* _Exercise aim_:
From the entries below, copy exactly the lines from the one that contains "Reproduce this chart" through the one that contains "const right = left + step * years.length;", both included, and only those.

>> Start

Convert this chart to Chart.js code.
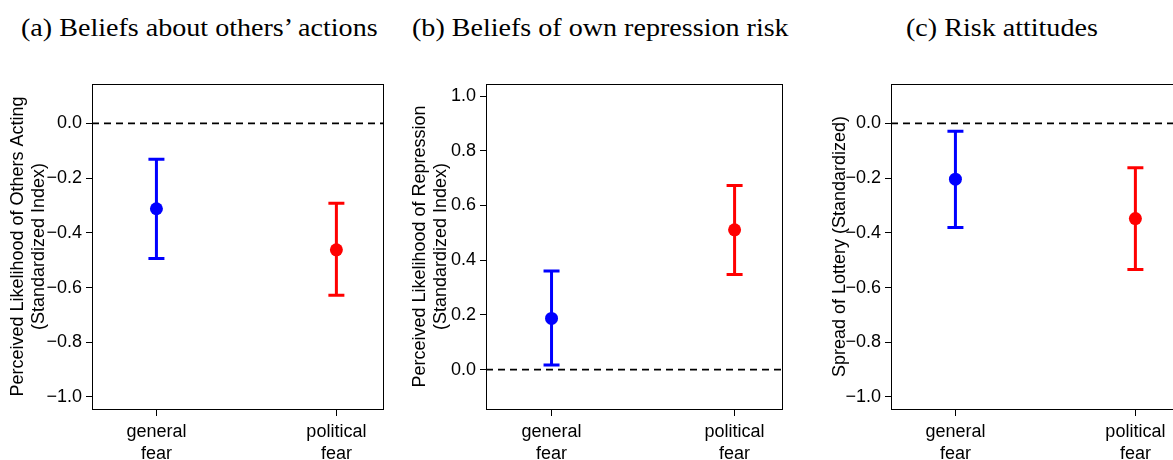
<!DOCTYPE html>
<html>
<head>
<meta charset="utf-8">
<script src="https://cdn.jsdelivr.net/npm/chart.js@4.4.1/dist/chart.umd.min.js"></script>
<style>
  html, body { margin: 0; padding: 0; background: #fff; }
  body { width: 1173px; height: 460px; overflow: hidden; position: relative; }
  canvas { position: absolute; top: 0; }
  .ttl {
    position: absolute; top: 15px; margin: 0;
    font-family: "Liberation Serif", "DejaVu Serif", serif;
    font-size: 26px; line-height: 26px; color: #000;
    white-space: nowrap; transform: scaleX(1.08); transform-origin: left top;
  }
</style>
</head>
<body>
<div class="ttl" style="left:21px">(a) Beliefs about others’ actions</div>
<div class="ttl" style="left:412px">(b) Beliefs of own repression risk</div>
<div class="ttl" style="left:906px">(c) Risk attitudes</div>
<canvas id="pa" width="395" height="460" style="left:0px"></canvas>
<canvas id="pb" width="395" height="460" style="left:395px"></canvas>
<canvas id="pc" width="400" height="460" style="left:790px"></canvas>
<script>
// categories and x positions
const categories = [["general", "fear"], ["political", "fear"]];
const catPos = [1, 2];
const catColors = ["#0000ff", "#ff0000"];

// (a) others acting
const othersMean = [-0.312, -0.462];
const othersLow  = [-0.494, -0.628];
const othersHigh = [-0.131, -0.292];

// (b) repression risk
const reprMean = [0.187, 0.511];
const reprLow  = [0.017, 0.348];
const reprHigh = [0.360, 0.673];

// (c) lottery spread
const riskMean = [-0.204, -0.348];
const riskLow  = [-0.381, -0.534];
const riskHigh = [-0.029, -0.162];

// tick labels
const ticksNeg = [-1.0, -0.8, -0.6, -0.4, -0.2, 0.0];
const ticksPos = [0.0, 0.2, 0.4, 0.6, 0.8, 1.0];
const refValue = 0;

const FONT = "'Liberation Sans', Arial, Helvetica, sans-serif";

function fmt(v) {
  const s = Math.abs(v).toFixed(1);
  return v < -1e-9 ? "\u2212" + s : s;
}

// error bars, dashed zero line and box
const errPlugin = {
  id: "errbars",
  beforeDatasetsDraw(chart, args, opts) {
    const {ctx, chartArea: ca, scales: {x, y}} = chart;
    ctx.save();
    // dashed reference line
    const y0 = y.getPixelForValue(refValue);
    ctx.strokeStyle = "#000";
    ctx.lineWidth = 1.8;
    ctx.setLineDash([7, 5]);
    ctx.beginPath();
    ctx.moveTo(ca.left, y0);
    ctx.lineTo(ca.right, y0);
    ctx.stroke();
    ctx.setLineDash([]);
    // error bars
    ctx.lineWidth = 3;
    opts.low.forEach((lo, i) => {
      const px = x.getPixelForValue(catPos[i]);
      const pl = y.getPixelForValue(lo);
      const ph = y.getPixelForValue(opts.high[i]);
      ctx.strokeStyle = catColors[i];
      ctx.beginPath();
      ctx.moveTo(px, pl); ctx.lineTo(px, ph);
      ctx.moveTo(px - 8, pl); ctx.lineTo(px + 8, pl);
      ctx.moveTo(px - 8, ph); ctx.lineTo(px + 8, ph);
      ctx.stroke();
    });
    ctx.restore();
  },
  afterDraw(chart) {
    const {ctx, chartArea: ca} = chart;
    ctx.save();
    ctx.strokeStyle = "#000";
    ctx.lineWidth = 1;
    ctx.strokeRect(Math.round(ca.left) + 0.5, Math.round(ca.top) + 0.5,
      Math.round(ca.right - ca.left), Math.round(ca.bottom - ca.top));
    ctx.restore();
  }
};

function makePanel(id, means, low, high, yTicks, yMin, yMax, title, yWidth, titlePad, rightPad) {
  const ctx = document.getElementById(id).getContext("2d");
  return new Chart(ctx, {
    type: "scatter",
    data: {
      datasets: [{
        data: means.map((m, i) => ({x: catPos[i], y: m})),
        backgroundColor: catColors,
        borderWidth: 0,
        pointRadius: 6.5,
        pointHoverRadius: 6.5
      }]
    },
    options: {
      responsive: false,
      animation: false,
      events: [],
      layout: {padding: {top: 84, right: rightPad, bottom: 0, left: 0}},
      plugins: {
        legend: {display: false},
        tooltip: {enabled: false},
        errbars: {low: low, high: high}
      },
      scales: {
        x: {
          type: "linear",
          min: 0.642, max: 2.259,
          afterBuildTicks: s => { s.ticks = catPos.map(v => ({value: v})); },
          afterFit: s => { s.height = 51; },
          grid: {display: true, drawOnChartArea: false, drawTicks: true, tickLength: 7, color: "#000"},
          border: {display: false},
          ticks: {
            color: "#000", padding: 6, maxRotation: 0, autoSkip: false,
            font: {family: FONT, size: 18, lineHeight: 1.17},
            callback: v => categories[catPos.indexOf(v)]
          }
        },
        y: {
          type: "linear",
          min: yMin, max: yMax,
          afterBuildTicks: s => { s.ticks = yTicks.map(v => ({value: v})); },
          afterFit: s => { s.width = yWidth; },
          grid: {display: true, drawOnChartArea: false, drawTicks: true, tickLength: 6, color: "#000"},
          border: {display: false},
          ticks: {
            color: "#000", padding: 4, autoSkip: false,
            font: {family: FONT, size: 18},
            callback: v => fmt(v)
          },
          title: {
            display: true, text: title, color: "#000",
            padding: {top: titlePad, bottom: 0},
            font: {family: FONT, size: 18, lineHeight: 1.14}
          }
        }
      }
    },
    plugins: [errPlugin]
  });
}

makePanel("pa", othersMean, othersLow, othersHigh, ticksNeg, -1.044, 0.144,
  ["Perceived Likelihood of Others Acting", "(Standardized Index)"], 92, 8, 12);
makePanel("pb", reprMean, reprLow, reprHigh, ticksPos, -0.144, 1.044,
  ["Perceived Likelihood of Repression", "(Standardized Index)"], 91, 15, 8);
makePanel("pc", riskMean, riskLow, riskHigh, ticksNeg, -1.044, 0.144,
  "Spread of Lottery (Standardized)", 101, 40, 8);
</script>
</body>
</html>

>> End
>> Start

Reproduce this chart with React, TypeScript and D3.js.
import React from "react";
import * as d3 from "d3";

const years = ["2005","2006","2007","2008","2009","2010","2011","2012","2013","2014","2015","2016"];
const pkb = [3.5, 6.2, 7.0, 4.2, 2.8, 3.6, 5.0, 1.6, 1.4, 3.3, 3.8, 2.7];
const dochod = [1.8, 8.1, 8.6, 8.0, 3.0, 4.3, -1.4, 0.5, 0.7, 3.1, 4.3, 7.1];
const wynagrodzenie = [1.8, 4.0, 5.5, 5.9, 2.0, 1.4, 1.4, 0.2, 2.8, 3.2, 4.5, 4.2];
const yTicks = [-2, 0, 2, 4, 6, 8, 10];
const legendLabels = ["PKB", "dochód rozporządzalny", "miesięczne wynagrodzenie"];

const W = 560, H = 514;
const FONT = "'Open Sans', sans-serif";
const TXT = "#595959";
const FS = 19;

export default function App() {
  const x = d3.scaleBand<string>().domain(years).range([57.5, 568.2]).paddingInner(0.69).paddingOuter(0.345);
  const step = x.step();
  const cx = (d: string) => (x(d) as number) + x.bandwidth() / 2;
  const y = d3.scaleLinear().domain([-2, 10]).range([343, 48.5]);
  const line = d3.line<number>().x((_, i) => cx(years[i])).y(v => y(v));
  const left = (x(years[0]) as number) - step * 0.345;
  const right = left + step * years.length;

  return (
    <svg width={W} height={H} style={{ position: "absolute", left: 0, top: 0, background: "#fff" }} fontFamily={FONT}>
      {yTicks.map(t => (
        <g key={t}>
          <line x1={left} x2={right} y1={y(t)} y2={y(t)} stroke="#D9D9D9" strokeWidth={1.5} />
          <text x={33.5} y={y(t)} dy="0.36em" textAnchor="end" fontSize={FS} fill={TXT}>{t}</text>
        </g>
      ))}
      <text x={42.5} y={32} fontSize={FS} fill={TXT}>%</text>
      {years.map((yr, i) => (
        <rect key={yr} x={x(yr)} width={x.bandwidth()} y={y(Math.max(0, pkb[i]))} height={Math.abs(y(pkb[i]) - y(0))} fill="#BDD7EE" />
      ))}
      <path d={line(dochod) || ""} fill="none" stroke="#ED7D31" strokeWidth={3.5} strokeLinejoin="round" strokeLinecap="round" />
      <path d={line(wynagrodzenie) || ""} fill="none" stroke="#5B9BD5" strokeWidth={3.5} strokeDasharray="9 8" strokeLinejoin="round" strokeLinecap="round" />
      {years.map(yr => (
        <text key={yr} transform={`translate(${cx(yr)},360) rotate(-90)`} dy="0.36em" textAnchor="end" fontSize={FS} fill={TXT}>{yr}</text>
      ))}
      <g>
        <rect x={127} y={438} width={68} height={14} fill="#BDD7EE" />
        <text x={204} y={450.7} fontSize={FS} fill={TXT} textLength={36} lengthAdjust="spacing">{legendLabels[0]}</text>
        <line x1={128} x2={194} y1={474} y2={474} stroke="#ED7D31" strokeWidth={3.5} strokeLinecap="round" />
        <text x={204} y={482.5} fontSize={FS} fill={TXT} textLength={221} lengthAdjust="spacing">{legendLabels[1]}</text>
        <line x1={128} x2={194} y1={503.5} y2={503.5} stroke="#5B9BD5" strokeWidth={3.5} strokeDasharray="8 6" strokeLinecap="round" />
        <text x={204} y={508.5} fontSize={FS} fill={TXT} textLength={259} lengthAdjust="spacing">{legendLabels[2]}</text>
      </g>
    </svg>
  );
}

>> End
>> Start

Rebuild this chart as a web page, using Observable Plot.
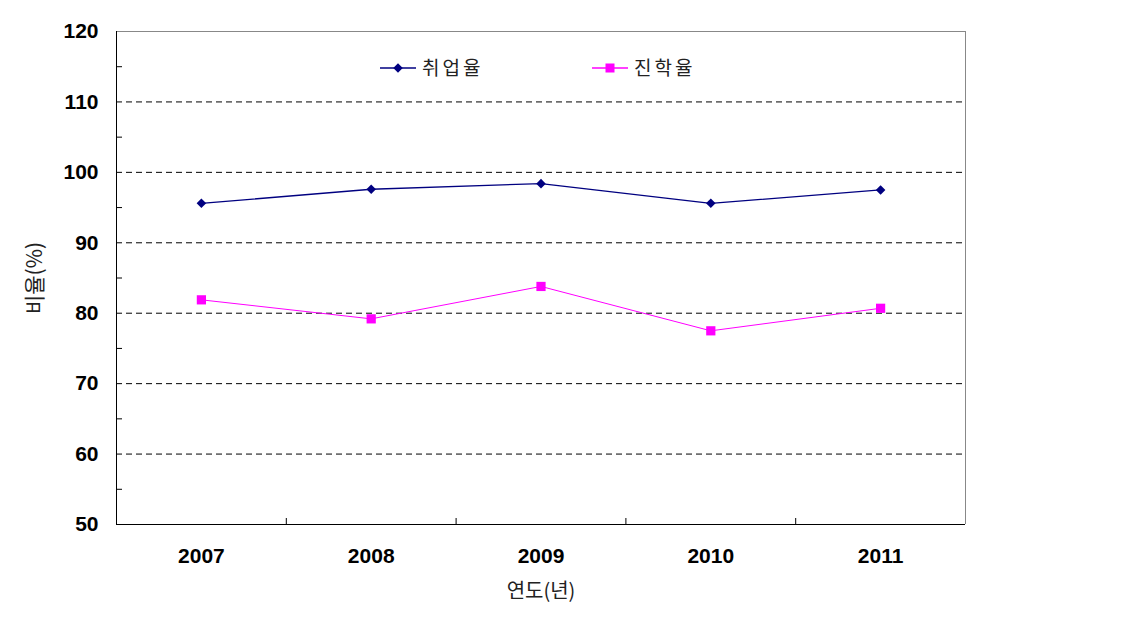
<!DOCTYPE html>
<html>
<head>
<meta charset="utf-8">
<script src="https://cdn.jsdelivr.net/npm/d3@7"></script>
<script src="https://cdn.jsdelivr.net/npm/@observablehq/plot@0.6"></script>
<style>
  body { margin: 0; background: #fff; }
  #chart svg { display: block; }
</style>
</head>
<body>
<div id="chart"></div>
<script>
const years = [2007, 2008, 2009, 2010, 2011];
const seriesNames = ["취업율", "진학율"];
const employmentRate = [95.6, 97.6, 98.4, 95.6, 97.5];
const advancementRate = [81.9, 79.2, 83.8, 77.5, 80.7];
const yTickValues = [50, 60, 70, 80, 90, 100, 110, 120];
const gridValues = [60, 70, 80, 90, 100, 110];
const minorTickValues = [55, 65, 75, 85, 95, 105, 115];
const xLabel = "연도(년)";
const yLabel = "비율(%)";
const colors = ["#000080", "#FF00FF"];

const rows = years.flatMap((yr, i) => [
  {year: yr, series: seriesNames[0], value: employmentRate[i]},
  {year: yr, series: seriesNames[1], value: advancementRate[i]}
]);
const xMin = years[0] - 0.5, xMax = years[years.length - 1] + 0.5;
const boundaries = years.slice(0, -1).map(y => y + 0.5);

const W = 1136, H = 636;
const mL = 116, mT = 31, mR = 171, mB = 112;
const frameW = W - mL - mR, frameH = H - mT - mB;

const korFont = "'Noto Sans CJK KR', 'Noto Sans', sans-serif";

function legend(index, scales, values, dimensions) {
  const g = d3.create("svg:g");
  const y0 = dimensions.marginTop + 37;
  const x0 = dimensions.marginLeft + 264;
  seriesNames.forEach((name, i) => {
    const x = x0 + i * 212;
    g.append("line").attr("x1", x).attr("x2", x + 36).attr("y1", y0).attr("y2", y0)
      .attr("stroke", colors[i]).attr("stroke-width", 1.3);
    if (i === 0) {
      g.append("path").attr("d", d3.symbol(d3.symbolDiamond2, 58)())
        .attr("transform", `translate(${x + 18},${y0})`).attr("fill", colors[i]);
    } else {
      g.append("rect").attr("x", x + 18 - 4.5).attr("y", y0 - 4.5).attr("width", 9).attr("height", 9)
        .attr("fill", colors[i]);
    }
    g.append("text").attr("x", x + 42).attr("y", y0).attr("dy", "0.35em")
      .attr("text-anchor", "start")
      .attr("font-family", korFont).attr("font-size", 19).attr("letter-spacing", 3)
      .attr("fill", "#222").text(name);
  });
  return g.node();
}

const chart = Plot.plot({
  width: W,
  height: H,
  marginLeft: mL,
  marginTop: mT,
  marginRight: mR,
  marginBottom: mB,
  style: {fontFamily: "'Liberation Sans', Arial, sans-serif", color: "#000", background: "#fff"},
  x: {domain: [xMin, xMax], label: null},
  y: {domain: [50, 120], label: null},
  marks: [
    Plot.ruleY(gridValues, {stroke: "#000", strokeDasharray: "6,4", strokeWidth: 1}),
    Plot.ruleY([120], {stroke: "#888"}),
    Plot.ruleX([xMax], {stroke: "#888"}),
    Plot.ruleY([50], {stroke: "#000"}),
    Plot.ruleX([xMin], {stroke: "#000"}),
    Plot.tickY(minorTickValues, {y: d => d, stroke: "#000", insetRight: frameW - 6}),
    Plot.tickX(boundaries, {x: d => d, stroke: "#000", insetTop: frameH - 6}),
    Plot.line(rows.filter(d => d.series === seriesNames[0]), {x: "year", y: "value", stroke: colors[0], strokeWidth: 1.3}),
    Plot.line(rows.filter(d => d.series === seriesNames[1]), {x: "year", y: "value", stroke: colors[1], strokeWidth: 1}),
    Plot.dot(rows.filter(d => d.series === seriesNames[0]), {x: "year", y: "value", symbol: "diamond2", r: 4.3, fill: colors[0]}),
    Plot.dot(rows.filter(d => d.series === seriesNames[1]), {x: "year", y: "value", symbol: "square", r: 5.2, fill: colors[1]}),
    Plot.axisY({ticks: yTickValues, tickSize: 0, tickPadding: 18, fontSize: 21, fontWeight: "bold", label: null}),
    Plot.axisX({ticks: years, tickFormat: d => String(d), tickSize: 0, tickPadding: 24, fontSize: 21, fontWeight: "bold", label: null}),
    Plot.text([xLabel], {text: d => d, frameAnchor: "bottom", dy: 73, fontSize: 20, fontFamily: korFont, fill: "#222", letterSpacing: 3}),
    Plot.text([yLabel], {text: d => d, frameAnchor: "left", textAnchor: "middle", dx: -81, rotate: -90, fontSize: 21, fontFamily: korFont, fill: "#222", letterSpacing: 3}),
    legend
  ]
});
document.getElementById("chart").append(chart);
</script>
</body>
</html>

>> End

* _Answer below_:
Reproduce this chart with React, TypeScript and D3.js.
import React from "react";
import * as d3 from "d3";

const years = ["2005","2006","2007","2008","2009","2010","2011","2012","2013","2014","2015","2016"];
const pkb = [3.5, 6.2, 7.0, 4.2, 2.8, 3.6, 5.0, 1.6, 1.4, 3.3, 3.8, 2.7];
const dochod = [1.8, 8.1, 8.6, 8.0, 3.0, 4.3, -1.4, 0.5, 0.7, 3.1, 4.3, 7.1];
const wynagrodzenie = [1.8, 4.0, 5.5, 5.9, 2.0, 1.4, 1.4, 0.2, 2.8, 3.2, 4.5, 4.2];
const yTicks = [-2, 0, 2, 4, 6, 8, 10];
const legendLabels = ["PKB", "dochód rozporządzalny", "miesięczne wynagrodzenie"];

const W = 560, H = 514;
const FONT = "'Open Sans', sans-serif";
const TXT = "#595959";
const FS = 19;

export default function App() {
  const x = d3.scaleBand<string>().domain(years).range([57.5, 568.2]).paddingInner(0.69).paddingOuter(0.345);
  const step = x.step();
  const cx = (d: string) => (x(d) as number) + x.bandwidth() / 2;
  const y = d3.scaleLinear().domain([-2, 10]).range([343, 48.5]);
  const line = d3.line<number>().x((_, i) => cx(years[i])).y(v => y(v));
  const left = (x(years[0]) as number) - step * 0.345;
  const right = left + step * years.length;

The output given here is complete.